Serverless is all about using Managed services and not worrying about how and where the code runs, simplifying a whole load of problems. Managed Services come with many configuration options, which is the key to controlling how they behave - knowing how these options work is super-important. Fortunately, you don't need to understand ALL the options - but you do need to explore the main configuration options or "dials" to get your solution off to the best start! Often we get so wrapped up in solving the problem we run off and start building. When you do this, everything works perfectly in development. Still, as soon as you go live and volumes grow, problems start appearing. Often, this is due to misconfiguration or lack of understanding of how the service behaves.
Designing your system for zero failure is impossible in the cloud, and you need to change your focus. You need to acknowledge that you have no control over the availability or reliability of the services you use to build your solution. Instead, you need to architect for recovery. Designing for failure and architecting for recovery are fundamental design principles you need to embrace for building serverless systems. Use tests of different use cases for each service you want to use to learn how it works and how to ensure your solutions are successful. Once you get comfortable with this concept, you are well on your way to success in the cloud.
Know Your services, know how they will fail, and know how to recover!
The AWS Standard Simple Queue Service (SQS) is a good example. It is a good Event Driven Architecture component for many use cases. To build with SQS, you need to know how to configure the Visibility Timeout, which determines the time delay from a message being sent to a receiver (e.g. AWS Lambda) and the message becoming available for processing a second or subsequent time. If you set this value too low, the same message will be processed multiple times, which may cause problems if your processing code or downstream consumers are not idempotent (able to process duplicate messages without causing side effects). The following diagram shows how this timer works in the lifecycle of an SQS message with SQS pollers that read from the queue.

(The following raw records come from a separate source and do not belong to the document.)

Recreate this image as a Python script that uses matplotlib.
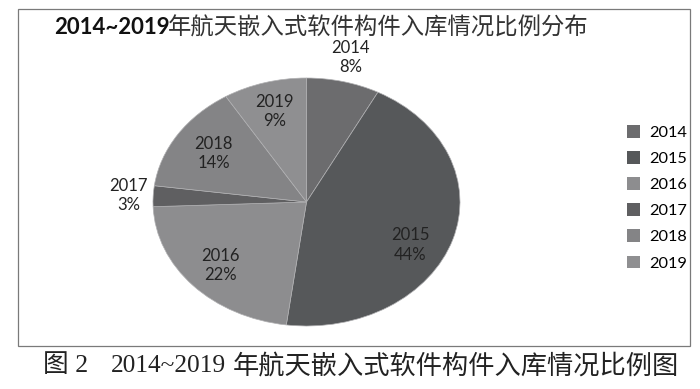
import numpy as np
import matplotlib
matplotlib.use("Agg")
import matplotlib.pyplot as plt
from matplotlib.patches import Rectangle

# share of components stored per year (percent)
years = ["2014", "2015", "2016", "2017", "2018", "2019"]
shares = [7.7, 44.4, 22.3, 2.7, 14.1, 8.8]

title_num = "2014~2019"
title_cjk = "年航天嵌入式软件构件入库情况比例分布"
caption_fig = "图 2"
caption_num = "2014~2019"
caption_cjk = "年航天嵌入式软件构件入库情况比例图"

colors = ["#6c6c6e", "#56585a", "#8d8d8f", "#5f5f61", "#848486", "#8f8f91"]
# label radius and position within wedge (0.5 = middle)
label_r = [1.2, 0.76, 0.76, 1.16, 0.72, 0.76]
label_frac = [0.5, 0.56, 0.5, 0.5, 0.5, 0.5]

LABEL_FONT = ["Lato", "Noto Sans CJK SC"]
SERIF = ["Liberation Serif", "Noto Sans CJK SC"]

fig = plt.figure(figsize=(7.0, 3.89), dpi=100)

# outer frame of the chart
fig.patches.append(Rectangle((18 / 700, 1 - 346 / 389), 672 / 700, 337 / 389,
                             transform=fig.transFigure, fill=False,
                             edgecolor="#7a7a7a", linewidth=0.9))

ax = fig.add_axes([153 / 700, 1 - 326 / 389, 307 / 700, 248 / 389])
wedges, _ = ax.pie(shares, colors=colors, startangle=90, counterclock=False,
                   wedgeprops=dict(edgecolor="#b0b0b2", linewidth=0.5))
ax.set_aspect("auto")
ax.set_xlim(-1, 1)
ax.set_ylim(-1, 1)
ax.axis("off")

for w, yr, v, r, f in zip(wedges, years, shares, label_r, label_frac):
    ang = np.deg2rad(w.theta2 - f * (w.theta2 - w.theta1))
    ax.text(r * np.cos(ang), r * np.sin(ang), f"{yr}\n{v:.0f}%",
            ha="center", va="center", fontsize=12, color="#222222",
            family=LABEL_FONT, linespacing=1.25)

leg = fig.legend(wedges, years, loc="upper left", bbox_to_anchor=(627 / 700, 1 - 125 / 389),
                 frameon=False, borderpad=0, borderaxespad=0,
                 handlelength=0.8, handleheight=0.8, handletextpad=0.55,
                 labelspacing=0.68, prop=dict(family=LABEL_FONT, size=11.8))
for h in leg.legend_handles:
    h.set_edgecolor("none")

# title: bold numbers then regular CJK
fig.text(54 / 700, 1 - 28 / 389, title_num, ha="left", va="center",
         fontsize=16, fontweight="bold", family=LABEL_FONT, color="#111111")
fig.text(168 / 700, 1 - 28 / 389, title_cjk, ha="left", va="center",
         fontsize=16.8, family=["Noto Sans CJK SC"], color="#333333")

# caption under the frame
fig.text(43 / 700, 1 - 366 / 389, caption_fig, ha="left", va="center",
         fontsize=18.5, family=SERIF, color="#222222")
fig.text(111 / 700, 1 - 366 / 389, caption_num, ha="left", va="center",
         fontsize=18.3, family=SERIF, color="#222222")
fig.text(233 / 700, 1 - 366 / 389, caption_cjk, ha="left", va="center",
         fontsize=18.9, family=["Noto Sans CJK SC"], color="#222222")

fig.savefig("out.png", dpi=100, facecolor="white")
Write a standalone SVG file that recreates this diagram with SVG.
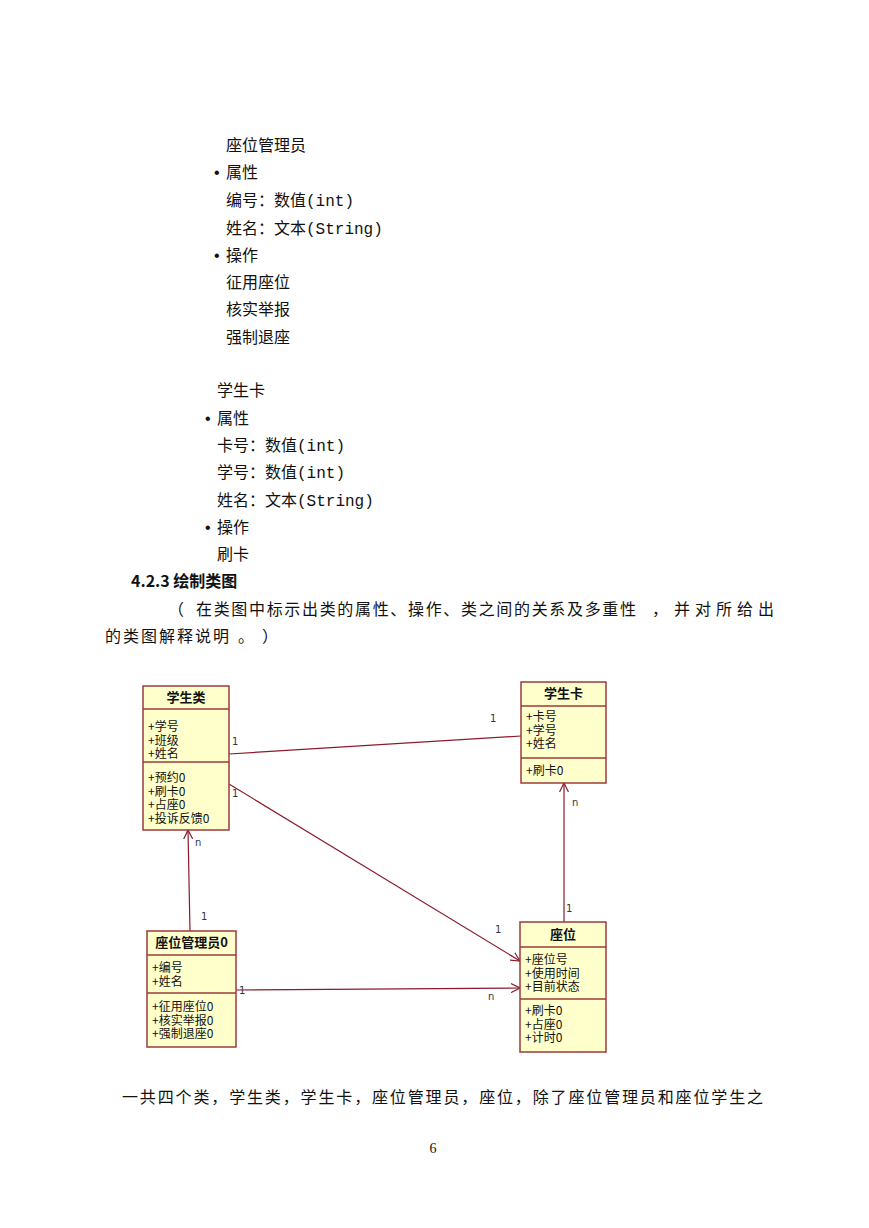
<svg xmlns="http://www.w3.org/2000/svg" width="869" height="1228" viewBox="0 0 869 1228">
<style>
.doc{font-family:"Liberation Mono","Noto Sans CJK SC",monospace;font-size:16px;fill:#111}
.cjk{font-family:"Noto Sans CJK SC",sans-serif;font-size:16px;fill:#111}
.box{fill:#FFFFCC;stroke:#9A3B3B;stroke-width:1.5}
.div{stroke:#9A3B3B;stroke-width:1.5}
.t{font-family:"Noto Sans CJK SC",sans-serif;font-size:12px;fill:#111}
.tt{font-family:"Noto Sans CJK SC",sans-serif;font-size:13px;font-weight:bold;fill:#111;text-anchor:middle}
.con{stroke:#8B1A2B;stroke-width:1.2;fill:none}
.lbl{font-family:"DejaVu Sans",sans-serif;font-size:10px;fill:#333}
</style>
<defs>
<marker id="open" viewBox="0 0 10 10" refX="9" refY="5" markerWidth="10" markerHeight="10" markerUnits="userSpaceOnUse" orient="auto">
<path d="M0,0.5 L9,5 L0,9.5" fill="none" stroke="#8B1A2B" stroke-width="1.2"/>
</marker>
</defs>
<rect width="869" height="1228" fill="#fff"/>
<g id="text-top">
<text class="doc" x="226" y="151">座位管理员</text>
<text class="doc" x="212" y="178">•</text><text class="doc" x="226" y="178">属性</text>
<text class="doc" x="226" y="206">编号：数值(int)</text>
<text class="doc" x="226" y="234">姓名：文本(String)</text>
<text class="doc" x="212" y="261">•</text><text class="doc" x="226" y="261">操作</text>
<text class="doc" x="226" y="288">征用座位</text>
<text class="doc" x="226" y="315">核实举报</text>
<text class="doc" x="226" y="343">强制退座</text>
<text class="doc" x="217" y="396">学生卡</text>
<text class="doc" x="203" y="424">•</text><text class="doc" x="217" y="424">属性</text>
<text class="doc" x="217" y="451">卡号：数值(int)</text>
<text class="doc" x="217" y="478">学号：数值(int)</text>
<text class="doc" x="217" y="506">姓名：文本(String)</text>
<text class="doc" x="203" y="533">•</text><text class="doc" x="217" y="533">操作</text>
<text class="doc" x="217" y="560">刷卡</text>
<text class="cjk" x="131" y="587" font-weight="bold">4.2.3 绘制类图</text>
<text class="cjk" x="168" y="615">（</text>
<text class="cjk" x="196" y="615" textLength="440" lengthAdjust="spacing">在类图中标示出类的属性、操作、类之间的关系及多重性</text>
<text class="cjk" x="652" y="615">，</text>
<text class="cjk" x="674" y="615" textLength="100" lengthAdjust="spacing">并对所给出</text>
<text class="cjk" x="105" y="642" textLength="124" lengthAdjust="spacing">的类图解释说明</text>
<text class="cjk" x="238" y="642">。</text>
<text class="cjk" x="262" y="642">）</text>
<text class="cjk" x="122" y="1103" textLength="641" lengthAdjust="spacing">一共四个类，学生类，学生卡，座位管理员，座位，除了座位管理员和座位学生之</text>
<text x="433" y="1153" font-family="Liberation Serif" font-size="14" fill="#111" text-anchor="middle">6</text>
</g>
<g id="connectors">
<line class="con" x1="229" y1="754" x2="521" y2="736"/>
<line class="con" x1="229" y1="784" x2="520" y2="961" marker-end="url(#open)"/>
<line class="con" x1="236" y1="990" x2="520" y2="988" marker-end="url(#open)"/>
<line class="con" x1="190" y1="931" x2="188" y2="830" marker-end="url(#open)"/>
<line class="con" x1="564" y1="922" x2="564" y2="783" marker-end="url(#open)"/>
<text class="lbl" x="232" y="745">1</text>
<text class="lbl" x="490" y="722">1</text>
<text class="lbl" x="232" y="797">1</text>
<text class="lbl" x="495" y="933">1</text>
<text class="lbl" x="239" y="994">1</text>
<text class="lbl" x="488" y="1000">n</text>
<text class="lbl" x="195" y="846">n</text>
<text class="lbl" x="201" y="920">1</text>
<text class="lbl" x="572" y="806">n</text>
<text class="lbl" x="566" y="912">1</text>
</g>
<g id="node-student">
<rect class="box" x="143" y="686" width="86" height="144"/>
<line class="div" x1="143" y1="709" x2="229" y2="709"/>
<line class="div" x1="143" y1="762" x2="229" y2="762"/>
<text class="tt" x="186" y="702">学生类</text>
<text class="t" x="148" y="731">+学号</text>
<text class="t" x="148" y="744.5">+班级</text>
<text class="t" x="148" y="758">+姓名</text>
<text class="t" x="148" y="782">+预约0</text>
<text class="t" x="148" y="795.5">+刷卡0</text>
<text class="t" x="148" y="809">+占座0</text>
<text class="t" x="148" y="822.5">+投诉反馈0</text>
</g>
<g id="node-card">
<rect class="box" x="521" y="682" width="85" height="101"/>
<line class="div" x1="521" y1="706" x2="606" y2="706"/>
<line class="div" x1="521" y1="758" x2="606" y2="758"/>
<text class="tt" x="563.5" y="698">学生卡</text>
<text class="t" x="526" y="721">+卡号</text>
<text class="t" x="526" y="734.5">+学号</text>
<text class="t" x="526" y="748">+姓名</text>
<text class="t" x="526" y="775">+刷卡0</text>
</g>
<g id="node-admin">
<rect class="box" x="147" y="931" width="89" height="116"/>
<line class="div" x1="147" y1="955" x2="236" y2="955"/>
<line class="div" x1="147" y1="993" x2="236" y2="993"/>
<text class="tt" x="191.5" y="947">座位管理员0</text>
<text class="t" x="152" y="972">+编号</text>
<text class="t" x="152" y="985.5">+姓名</text>
<text class="t" x="152" y="1011">+征用座位0</text>
<text class="t" x="152" y="1024.5">+核实举报0</text>
<text class="t" x="152" y="1038">+强制退座0</text>
</g>
<g id="node-seat">
<rect class="box" x="520" y="922" width="86" height="130"/>
<line class="div" x1="520" y1="947" x2="606" y2="947"/>
<line class="div" x1="520" y1="999" x2="606" y2="999"/>
<text class="tt" x="563" y="939">座位</text>
<text class="t" x="525" y="964">+座位号</text>
<text class="t" x="525" y="977.5">+使用时间</text>
<text class="t" x="525" y="991">+目前状态</text>
<text class="t" x="525" y="1015">+刷卡0</text>
<text class="t" x="525" y="1028.5">+占座0</text>
<text class="t" x="525" y="1042">+计时0</text>
</g>
</svg>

If you set the Visibility Timeout too small, your messages will be processed more than once. The correct value for this configuration item depends on the processing time you expect for the message receiver. If you are interacting with a downstream service, you will need to take into consideration the latency of that destination. Latency is the most important metric to understand when building Serverless solutions. It is the One that causes unexpected problems. Typically you set the value to the maximum processing time for your message.
With Serverless you trade infrastructure and operational complexity with service configuration. From this example you can see how important it is to understand how to configure the services you use, and why you need to Know Your services!